Boris Johnson expected to stand in contest to replace UK PM Truss

Word came just 90 minutes after Liz Truss had announced her resignation outside Downing Street: Boris Johnson was considering running for the Tory leadership again and was planning to fly back from his Caribbean holiday to Westminster.

Former British prime minister Boris Johnson is expected to stand in the Conservative Party leadership contest to replace Liz Truss, who said earlier on Thursday she would resign, the Times reported.

“He’s taking soundings but is said to believe it is a matter of national interest,” Times Political Editor Steven Swinford said on Twitter.

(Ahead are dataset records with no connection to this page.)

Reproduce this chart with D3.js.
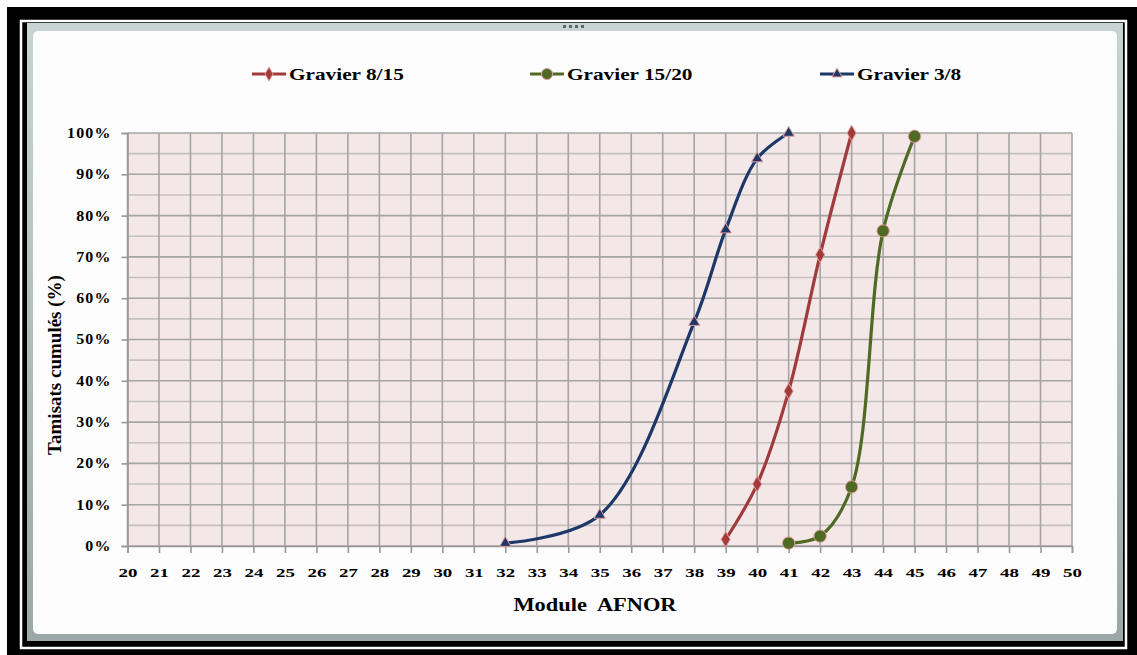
<!DOCTYPE html>
<html lang="en">
	<head>
		<meta charset="utf-8">
		<title>Module AFNOR</title>
		<script type="text/javascript" src="https://cdn.jsdelivr.net/npm/d3@7"></script>
		<style type="text/css">
			body { margin: 0; background: #ffffff; }
			svg text { font-family: "Liberation Serif", "Times New Roman", serif; font-weight: bold; fill: #000; }
		</style>
	</head>
	<body>
		<script type="text/javascript">

			//Data
			var xTicks = d3.range(20, 51);                 // Module AFNOR 20..50
			var yTicks = [0, 10, 20, 30, 40, 50, 60, 70, 80, 90, 100];
			var yMinor = [5, 15, 25, 35, 45, 55, 65, 75, 85, 95];

			var seriesNames = ["Gravier 8/15", "Gravier 15/20", "Gravier 3/8"];

			var gravier815X = [39, 40, 41, 42, 43];
			var gravier815Y = [1.6, 15, 37.5, 70.5, 100];

			var gravier1520X = [41, 42, 43, 44, 45];
			var gravier1520Y = [0.7, 2.4, 14.3, 76.3, 99.2];

			var gravier38X = [32, 35, 38, 39, 40, 41];
			var gravier38Y = [0.7, 7.5, 54.2, 76.6, 93.8, 100];

			//Width and height
			var w = 1137;
			var h = 655;

			var svg = d3.select("body")
						.append("svg")
						.attr("width", w)
						.attr("height", h);

			//Black outer frame with thin white line
			svg.append("rect")
			   .attr("x", 7).attr("y", 7)
			   .attr("width", w - 7).attr("height", h - 7)
			   .attr("fill", "#000");
			svg.append("rect")
			   .attr("x", 21).attr("y", 21)
			   .attr("width", 1105).attr("height", 627)
			   .attr("fill", "none")
			   .attr("stroke", "#fff")
			   .attr("stroke-width", 2.5);

			//Grey chart frame
			var defs = svg.append("defs");
			var grad = defs.append("linearGradient")
						   .attr("id", "frameGrad")
						   .attr("x1", 0).attr("y1", 0).attr("x2", 0).attr("y2", 1);
			grad.append("stop").attr("offset", "0%").attr("stop-color", "#c9d3d2");
			grad.append("stop").attr("offset", "100%").attr("stop-color", "#9ba8a7");
			svg.append("rect")
			   .attr("x", 27).attr("y", 23)
			   .attr("width", 1096).attr("height", 618)
			   .attr("fill", "url(#frameGrad)");
			svg.append("rect")
			   .attr("x", 33).attr("y", 31)
			   .attr("width", 1084).attr("height", 603)
			   .attr("rx", 5)
			   .attr("fill", "#fdfdfd");

			//small grip dots on the top edge
			svg.selectAll("rect.grip")
			   .data([0, 1, 2, 3])
			   .enter()
			   .append("rect")
			   .attr("class", "grip")
			   .attr("x", function(d) { return 563 + d * 6; })
			   .attr("y", 25)
			   .attr("width", 3).attr("height", 3)
			   .attr("fill", "#5d6666");

			//Scales
			var xScale = d3.scaleLinear()
						   .domain([20, 50])
						   .range([127.5, 1072]);
			var yScale = d3.scaleLinear()
						   .domain([0, 100])
						   .range([546, 133]);

			//Plot background
			svg.append("rect")
			   .attr("x", xScale(20)).attr("y", yScale(100))
			   .attr("width", xScale(50) - xScale(20))
			   .attr("height", yScale(0) - yScale(100))
			   .attr("fill", "#f3e7e7");

			//Minor horizontal grid
			svg.selectAll("line.minor")
			   .data(yMinor)
			   .enter()
			   .append("line")
			   .attr("class", "minor")
			   .attr("x1", xScale(20)).attr("x2", xScale(50))
			   .attr("y1", function(d) { return yScale(d); })
			   .attr("y2", function(d) { return yScale(d); })
			   .attr("stroke", "#c6c0c0")
			   .attr("stroke-width", 1.6);

			//Major grid
			svg.selectAll("line.hmajor")
			   .data(yTicks)
			   .enter()
			   .append("line")
			   .attr("class", "hmajor")
			   .attr("x1", xScale(20)).attr("x2", xScale(50))
			   .attr("y1", function(d) { return yScale(d); })
			   .attr("y2", function(d) { return yScale(d); })
			   .attr("stroke", "#a6a4a4")
			   .attr("stroke-width", 1.6);
			svg.selectAll("line.vmajor")
			   .data(xTicks)
			   .enter()
			   .append("line")
			   .attr("class", "vmajor")
			   .attr("x1", function(d) { return xScale(d); })
			   .attr("x2", function(d) { return xScale(d); })
			   .attr("y1", yScale(100)).attr("y2", yScale(0))
			   .attr("stroke", "#a6a4a4")
			   .attr("stroke-width", 1.6);

			//X axis
			var xAxis = d3.axisBottom()
						  .scale(xScale)
						  .tickValues(xTicks)
						  .tickSize(7)
						  .tickPadding(14)
						  .tickFormat(d3.format("d"));
			var gx = svg.append("g")
						.attr("transform", "translate(0," + yScale(0) + ")")
						.call(xAxis);
			gx.select(".domain").attr("stroke", "#999").attr("stroke-width", 1.6);
			gx.selectAll(".tick line").attr("stroke", "#999").attr("stroke-width", 1.6);
			gx.selectAll(".tick text")
			  .attr("font-size", 13.5)
			  .attr("font-family", null)
			  .attr("transform", "scale(1.4,1)")
			  .attr("x", 0);

			//Y axis
			var yAxis = d3.axisLeft()
						  .scale(yScale)
						  .tickValues(yTicks)
						  .tickSize(6)
						  .tickPadding(10)
						  .tickFormat(function(d) { return d + "%"; });
			var gy = svg.append("g")
						.attr("transform", "translate(" + xScale(20) + ",0)")
						.call(yAxis);
			gy.select(".domain").attr("stroke", "#999").attr("stroke-width", 1.6);
			gy.selectAll(".tick line").attr("stroke", "#999").attr("stroke-width", 1.6);
			gy.selectAll(".tick text")
			  .attr("font-size", 14)
			  .attr("font-family", null)
			  .attr("letter-spacing", 1)
			  .attr("transform", "scale(1.14,1)")
			  .attr("x", -16 / 1.14);

			//Axis titles
			svg.append("text")
			   .attr("transform", "translate(595,611) scale(1.18,1)")
			   .attr("text-anchor", "middle")
			   .attr("font-size", 19)
			   .attr("xml:space", "preserve")
			   .text("Module  AFNOR");

			svg.append("text")
			   .attr("transform", "translate(61,365) rotate(-90)")
			   .attr("text-anchor", "middle")
			   .attr("font-size", 19)
			   .text("Tamisats cumulés (%)");

			//Series
			var series = [
				{ name: seriesNames[0], xs: gravier815X, ys: gravier815Y, color: "#a13b3b", marker: d3.symbolDiamond, size: 70 },
				{ name: seriesNames[1], xs: gravier1520X, ys: gravier1520Y, color: "#4f6a22", marker: d3.symbolCircle, size: 120 },
				{ name: seriesNames[2], xs: gravier38X, ys: gravier38Y, color: "#1c3768", marker: d3.symbolTriangle, size: 55 }
			];

			var line = d3.line()
						 .x(function(d) { return xScale(d[0]); })
						 .y(function(d) { return yScale(d[1]); })
						 .curve(d3.curveCatmullRom.alpha(0.5));

			series.forEach(function(s) {
				var pts = s.xs.map(function(x, i) { return [x, s.ys[i]]; });

				svg.append("path")
				   .datum(pts)
				   .attr("d", line)
				   .attr("fill", "none")
				   .attr("stroke", s.color)
				   .attr("stroke-width", 3.2)
				   .attr("stroke-linecap", "round");

				svg.selectAll(null)
				   .data(pts)
				   .enter()
				   .append("path")
				   .attr("d", d3.symbol().type(s.marker).size(s.size))
				   .attr("transform", function(d) {
						return "translate(" + xScale(d[0]) + "," + yScale(d[1]) + ")";
				   })
				   .attr("fill", s.color)
				   .attr("stroke", "#e39a9a")
				   .attr("stroke-width", 1);
			});

			//Legend
			var legendX = [252, 530, 820];
			var legend = svg.selectAll("g.legend")
							.data(series)
							.enter()
							.append("g")
							.attr("class", "legend")
							.attr("transform", function(d, i) { return "translate(" + legendX[i] + ",74)"; });
			legend.append("line")
				  .attr("x1", 0).attr("x2", 34)
				  .attr("y1", 0).attr("y2", 0)
				  .attr("stroke", function(d) { return d.color; })
				  .attr("stroke-width", 3.2);
			legend.append("path")
				  .attr("d", function(d) { return d3.symbol().type(d.marker).size(d.size * 0.8)(); })
				  .attr("transform", "translate(17,0)")
				  .attr("fill", function(d) { return d.color; })
				  .attr("stroke", "#e39a9a")
				  .attr("stroke-width", 1);
			legend.append("text")
				  .attr("transform", "translate(37,5.5) scale(1.33,1)")
				  .attr("font-size", 16)
				  .text(function(d) { return d.name; });

		</script>
	</body>
</html>
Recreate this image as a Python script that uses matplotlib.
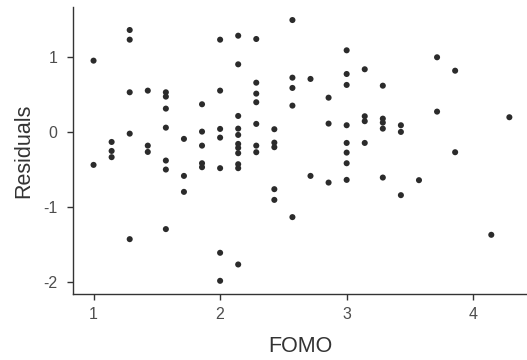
import matplotlib
matplotlib.use("Agg")
import matplotlib.pyplot as plt
import numpy as np

plt.rcParams['font.family'] = ['Liberation Sans', 'DejaVu Sans']

# FOMO scores (mean of 7 items: 1 + k/7) and residuals, grouped by FOMO level
fomo_steps = [0, 1, 2, 3, 4, 5, 6, 7, 8, 9, 10, 11, 12, 13, 14, 15, 16, 17, 18, 19, 20, 22, 23]
residuals_by_step = [
    [0.955, -0.436],
    [-0.13, -0.25, -0.333],
    [1.364, 1.235, 0.533, -0.019, -1.427],
    [0.555, -0.179, -0.263],
    [0.533, 0.475, 0.315, 0.061, -0.378, -0.498, -1.293],
    [-0.089, -0.583, -0.796],
    [0.373, 0.008, -0.179, -0.414, -0.467],
    [1.235, 0.555, 0.044, -0.072, -0.48, -1.609, -1.983],
    [1.288, 0.906, 0.217, 0.048, -0.036, -0.156, -0.209, -0.28, -0.427, -0.48, -1.765],
    [1.244, 0.661, 0.515, 0.4, 0.111, -0.179, -0.267],
    [0.04, -0.139, -0.2, -0.76, -0.903],
    [1.497, 0.728, 0.591, 0.355, -1.133],
    [0.711, -0.583],
    [0.461, 0.115, -0.672],
    [1.093, 0.777, 0.631, 0.093, -0.143, -0.272, -0.414, -0.636],
    [0.84, 0.213, 0.147, -0.143],
    [0.621, 0.181, 0.128, 0.048, -0.605],
    [0.093, 0.004, -0.84],
    [-0.64],
    [1.0, 0.275],
    [0.821, -0.267],
    [-1.369],
    [0.2],
]
x_ticks = [1, 2, 3, 4]
y_ticks = [-2, -1, 0, 1]

fomo = []
resid = []
for k, vals in zip(fomo_steps, residuals_by_step):
    for v in vals:
        fomo.append(1 + k / 7)
        resid.append(v)

fig = plt.figure(figsize=(5.27, 3.60), dpi=100)
ax = fig.add_axes([73.3 / 527, 1 - 294.3 / 360, (527 - 73.3) / 527, (294.3 - 7.3) / 360])

ax.scatter(fomo, resid, s=19, color='#2b2b2b', edgecolors='none', zorder=3)

ax.set_xlim(0.84, 4.425)
ax.set_ylim(-2.163, 1.667)
ax.set_xticks(x_ticks)
ax.set_yticks(y_ticks)
ax.set_xticklabels([str(t) for t in x_ticks])
ax.set_yticklabels([str(t) for t in y_ticks])

for side in ['top', 'right']:
    ax.spines[side].set_visible(False)
for side in ['left', 'bottom']:
    ax.spines[side].set_color('#333333')
    ax.spines[side].set_linewidth(1.0)

ax.tick_params(axis='both', colors='#333333', length=4, width=1.0,
               labelsize=11.5, labelcolor='#4d4d4d')
ax.tick_params(axis='x', pad=5)
ax.tick_params(axis='y', pad=7.5)

ax.set_xlabel('FOMO', fontsize=15.5, color='#333333', labelpad=10)
ax.set_ylabel('Residuals', fontsize=15.5, color='#333333', labelpad=6)

fig.savefig('out.png', dpi=100)
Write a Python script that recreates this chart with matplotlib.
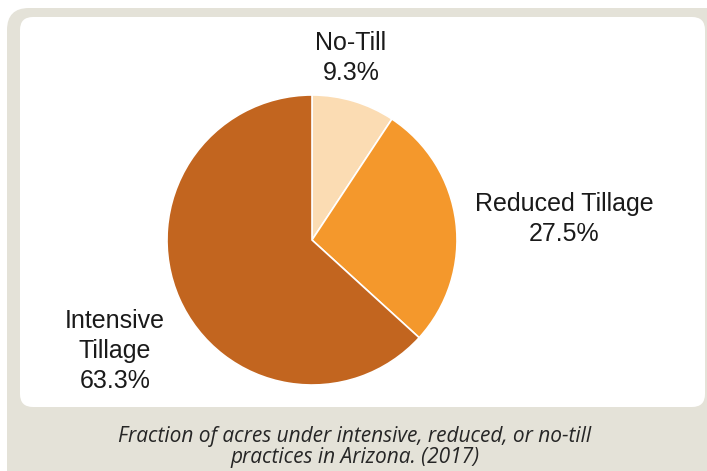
import matplotlib
matplotlib.use("Agg")
import matplotlib.pyplot as plt
from matplotlib.patches import FancyBboxPatch

categories = ["No-Till", "Reduced Tillage", "Intensive\nTillage"]
values = [9.3, 27.5, 63.3]
colors = ["#fbdcb3", "#f4982c", "#c2651f"]
caption = "Fraction of acres under intensive, reduced, or no-till\npractices in Arizona. (2017)"

W, H = 707, 471
fig = plt.figure(figsize=(W / 100, H / 100), dpi=100)
fig.patch.set_facecolor("white")

# background panels in pixel coordinates
bg = fig.add_axes([0, 0, 1, 1])
bg.set_xlim(0, W)
bg.set_ylim(H, 0)
bg.axis("off")
bg.add_patch(FancyBboxPatch((7 + 22, 8 + 22), W + 40 - 44, H + 40 - 44,
                            boxstyle="round,pad=22", fc="#e4e2d8", ec="none"))
bg.add_patch(FancyBboxPatch((20 + 13, 17 + 13), 685 - 26, 390 - 26,
                            boxstyle="round,pad=13", fc="white", ec="none"))

# pie
cx, cy, r = 312, 240, 145
ax = fig.add_axes([(cx - r) / W, (H - cy - r) / H, 2 * r / W, 2 * r / H])
wedges, _ = ax.pie(values, colors=colors, startangle=90, counterclock=False,
                   radius=1.0, wedgeprops=dict(edgecolor="white", linewidth=1.2))
ax.set_xlim(-1, 1)
ax.set_ylim(-1, 1)
ax.axis("off")

lab_font = dict(family=["Liberation Sans", "DejaVu Sans"], fontsize=18,
                color="#1a1a1a", ha="center", va="center", linespacing=1.3)

def px(x, y):
    return ((x - cx) / r, (cy - y) / r)

label_pos = [(351, 58), (564, 219), (115, 351)]
for name, val, (x, y) in zip(categories, values, label_pos):
    ax.text(*px(x, y), f"{name}\n{val:.1f}%", clip_on=False, **lab_font)

fig.text(355 / W, 1 - 447 / H, caption, ha="center", va="center",
         family=["Open Sans", "DejaVu Sans"], style="italic", fontsize=15,
         color="#262626", linespacing=1.0)

fig.savefig("out.png", dpi=100)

British Prime Minister Liz Truss announced her resignation on Thursday afternoon and said there will be another leadership election within the ruling Conservative Party, which will decide who succeeds her.

Read more: Liz Truss resigns as UK prime minister

She stepped down after only 45 days at 10 Downing Street.

This makes Truss the shortest-serving PM in UK history and the country’s fourth leader in just over three years. Her replacement will be appointed in the coming week, Euronews reported.

Truss, who had said on Wednesday she was a “fighter and not a quitter”, told the mass of journalists gathered in Downing Street that she realised she could no longer deliver on the promises that won her the Conservative leadership.

“I have therefore spoken to His Majesty the King to notify him that I am resigning as leader of the Conservative Party,” said Truss, who was supported only by her husband with her aides and loyal ministers noticeably absent.

A new leadership election will be completed by next Friday, Oct. 28.

Read more: Liz Truss becomes British PM narrowly defeats Indian origin, Rishi Sunak

Jeremy Hunt, the man brought in to rescue the public finances, has ruled himself out.

There has been some speculation that Thérèse Coffey, Secretary of State for Health and Social Care of the United Kingdom, might become the next Prime Minister of the UK.

Appointed on Sept. 6, Truss was forced to sack her finance minister and closest political ally, Kwasi Kwarteng, and abandon almost all her economic programme after their plans for vast unfunded tax cuts crashed the pound and British bonds. Approval ratings for her and the Conservative Party collapsed.

On Wednesday she lost the second of the government’s four most senior ministers, faced laughter as she tried to defend her record to parliament and saw her lawmakers openly quarrel over policy, deepening the sense of chaos at Westminster.